►

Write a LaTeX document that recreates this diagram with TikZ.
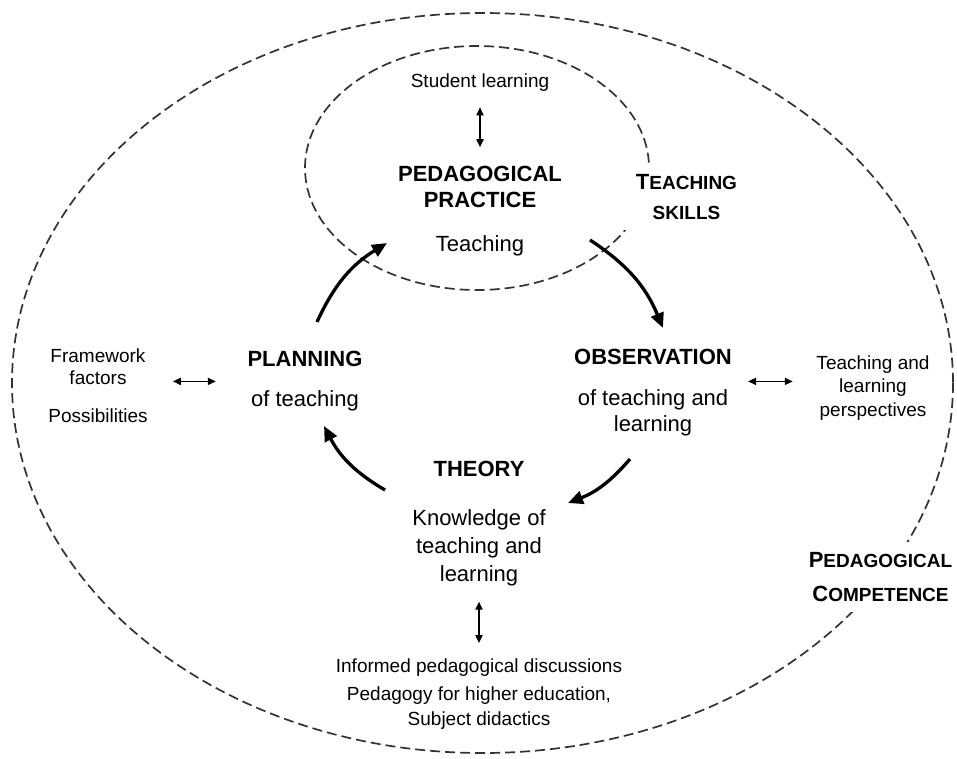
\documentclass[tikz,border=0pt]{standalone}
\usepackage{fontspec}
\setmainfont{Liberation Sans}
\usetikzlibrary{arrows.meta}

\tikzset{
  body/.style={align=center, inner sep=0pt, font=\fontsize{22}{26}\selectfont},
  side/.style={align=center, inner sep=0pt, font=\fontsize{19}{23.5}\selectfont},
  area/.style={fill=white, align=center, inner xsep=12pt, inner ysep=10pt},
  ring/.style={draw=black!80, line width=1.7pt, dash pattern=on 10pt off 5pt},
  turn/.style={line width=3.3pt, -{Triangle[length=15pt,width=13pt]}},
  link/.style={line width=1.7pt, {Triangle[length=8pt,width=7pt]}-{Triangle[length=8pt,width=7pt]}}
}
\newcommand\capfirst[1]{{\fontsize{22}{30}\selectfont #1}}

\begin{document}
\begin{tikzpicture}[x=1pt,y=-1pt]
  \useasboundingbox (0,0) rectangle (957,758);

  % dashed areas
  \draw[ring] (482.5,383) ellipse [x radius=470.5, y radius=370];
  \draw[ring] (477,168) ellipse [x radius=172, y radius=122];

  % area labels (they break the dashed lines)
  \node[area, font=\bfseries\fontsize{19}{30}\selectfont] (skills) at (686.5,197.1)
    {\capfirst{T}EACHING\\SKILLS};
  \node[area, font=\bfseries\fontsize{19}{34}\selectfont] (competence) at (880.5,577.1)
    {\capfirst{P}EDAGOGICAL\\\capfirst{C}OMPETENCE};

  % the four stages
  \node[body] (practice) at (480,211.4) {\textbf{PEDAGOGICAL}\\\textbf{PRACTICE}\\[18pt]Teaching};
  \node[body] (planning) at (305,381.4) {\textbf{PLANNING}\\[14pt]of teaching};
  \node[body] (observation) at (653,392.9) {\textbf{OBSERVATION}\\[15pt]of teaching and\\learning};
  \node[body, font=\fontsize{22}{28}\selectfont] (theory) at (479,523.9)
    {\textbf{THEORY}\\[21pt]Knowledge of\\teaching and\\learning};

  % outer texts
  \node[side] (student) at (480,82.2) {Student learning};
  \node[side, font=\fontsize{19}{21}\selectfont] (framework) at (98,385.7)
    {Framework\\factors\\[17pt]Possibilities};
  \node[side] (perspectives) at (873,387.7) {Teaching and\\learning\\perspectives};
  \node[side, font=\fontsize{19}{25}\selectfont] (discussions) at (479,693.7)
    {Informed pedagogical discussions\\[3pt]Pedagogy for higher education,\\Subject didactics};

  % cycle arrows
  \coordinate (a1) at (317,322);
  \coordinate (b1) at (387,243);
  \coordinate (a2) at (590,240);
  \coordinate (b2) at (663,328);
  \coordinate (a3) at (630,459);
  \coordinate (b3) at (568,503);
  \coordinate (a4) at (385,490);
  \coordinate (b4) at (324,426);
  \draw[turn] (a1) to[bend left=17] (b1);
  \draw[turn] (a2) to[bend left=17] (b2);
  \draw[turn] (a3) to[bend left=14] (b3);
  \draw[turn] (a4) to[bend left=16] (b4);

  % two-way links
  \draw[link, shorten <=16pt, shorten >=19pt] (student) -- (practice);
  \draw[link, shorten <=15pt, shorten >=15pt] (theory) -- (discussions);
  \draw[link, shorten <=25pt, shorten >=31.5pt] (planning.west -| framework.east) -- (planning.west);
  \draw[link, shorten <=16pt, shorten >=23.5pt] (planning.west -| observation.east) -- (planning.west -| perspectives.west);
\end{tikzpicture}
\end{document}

◄

## STATED EXERCISE
Output the data exactly. Pictures don't belong in the result.

## FINISHED TASK
Write a LaTeX document that recreates this diagram with TikZ.
\documentclass[tikz,border=0pt]{standalone}
\usepackage{fontspec}
\setmainfont{Liberation Sans}
\usetikzlibrary{arrows.meta}

\tikzset{
  body/.style={align=center, inner sep=0pt, font=\fontsize{22}{26}\selectfont},
  side/.style={align=center, inner sep=0pt, font=\fontsize{19}{23.5}\selectfont},
  area/.style={fill=white, align=center, inner xsep=12pt, inner ysep=10pt},
  ring/.style={draw=black!80, line width=1.7pt, dash pattern=on 10pt off 5pt},
  turn/.style={line width=3.3pt, -{Triangle[length=15pt,width=13pt]}},
  link/.style={line width=1.7pt, {Triangle[length=8pt,width=7pt]}-{Triangle[length=8pt,width=7pt]}}
}
\newcommand\capfirst[1]{{\fontsize{22}{30}\selectfont #1}}

\begin{document}
\begin{tikzpicture}[x=1pt,y=-1pt]
  \useasboundingbox (0,0) rectangle (957,758);

  % dashed areas
  \draw[ring] (482.5,383) ellipse [x radius=470.5, y radius=370];
  \draw[ring] (477,168) ellipse [x radius=172, y radius=122];

  % area labels (they break the dashed lines)
  \node[area, font=\bfseries\fontsize{19}{30}\selectfont] (skills) at (686.5,197.1)
    {\capfirst{T}EACHING\\SKILLS};
  \node[area, font=\bfseries\fontsize{19}{34}\selectfont] (competence) at (880.5,577.1)
    {\capfirst{P}EDAGOGICAL\\\capfirst{C}OMPETENCE};

  % the four stages
  \node[body] (practice) at (480,211.4) {\textbf{PEDAGOGICAL}\\\textbf{PRACTICE}\\[18pt]Teaching};
  \node[body] (planning) at (305,381.4) {\textbf{PLANNING}\\[14pt]of teaching};
  \node[body] (observation) at (653,392.9) {\textbf{OBSERVATION}\\[15pt]of teaching and\\learning};
  \node[body, font=\fontsize{22}{28}\selectfont] (theory) at (479,523.9)
    {\textbf{THEORY}\\[21pt]Knowledge of\\teaching and\\learning};

  % outer texts
  \node[side] (student) at (480,82.2) {Student learning};
  \node[side, font=\fontsize{19}{21}\selectfont] (framework) at (98,385.7)
    {Framework\\factors\\[17pt]Possibilities};
  \node[side] (perspectives) at (873,387.7) {Teaching and\\learning\\perspectives};
  \node[side, font=\fontsize{19}{25}\selectfont] (discussions) at (479,693.7)
    {Informed pedagogical discussions\\[3pt]Pedagogy for higher education,\\Subject didactics};

  % cycle arrows
  \coordinate (a1) at (317,322);
  \coordinate (b1) at (387,243);
  \coordinate (a2) at (590,240);
  \coordinate (b2) at (663,328);
  \coordinate (a3) at (630,459);
  \coordinate (b3) at (568,503);
  \coordinate (a4) at (385,490);
  \coordinate (b4) at (324,426);
  \draw[turn] (a1) to[bend left=17] (b1);
  \draw[turn] (a2) to[bend left=17] (b2);
  \draw[turn] (a3) to[bend left=14] (b3);
  \draw[turn] (a4) to[bend left=16] (b4);

  % two-way links
  \draw[link, shorten <=16pt, shorten >=19pt] (student) -- (practice);
  \draw[link, shorten <=15pt, shorten >=15pt] (theory) -- (discussions);
  \draw[link, shorten <=25pt, shorten >=31.5pt] (planning.west -| framework.east) -- (planning.west);
  \draw[link, shorten <=16pt, shorten >=23.5pt] (planning.west -| observation.east) -- (planning.west -| perspectives.west);
\end{tikzpicture}
\end{document}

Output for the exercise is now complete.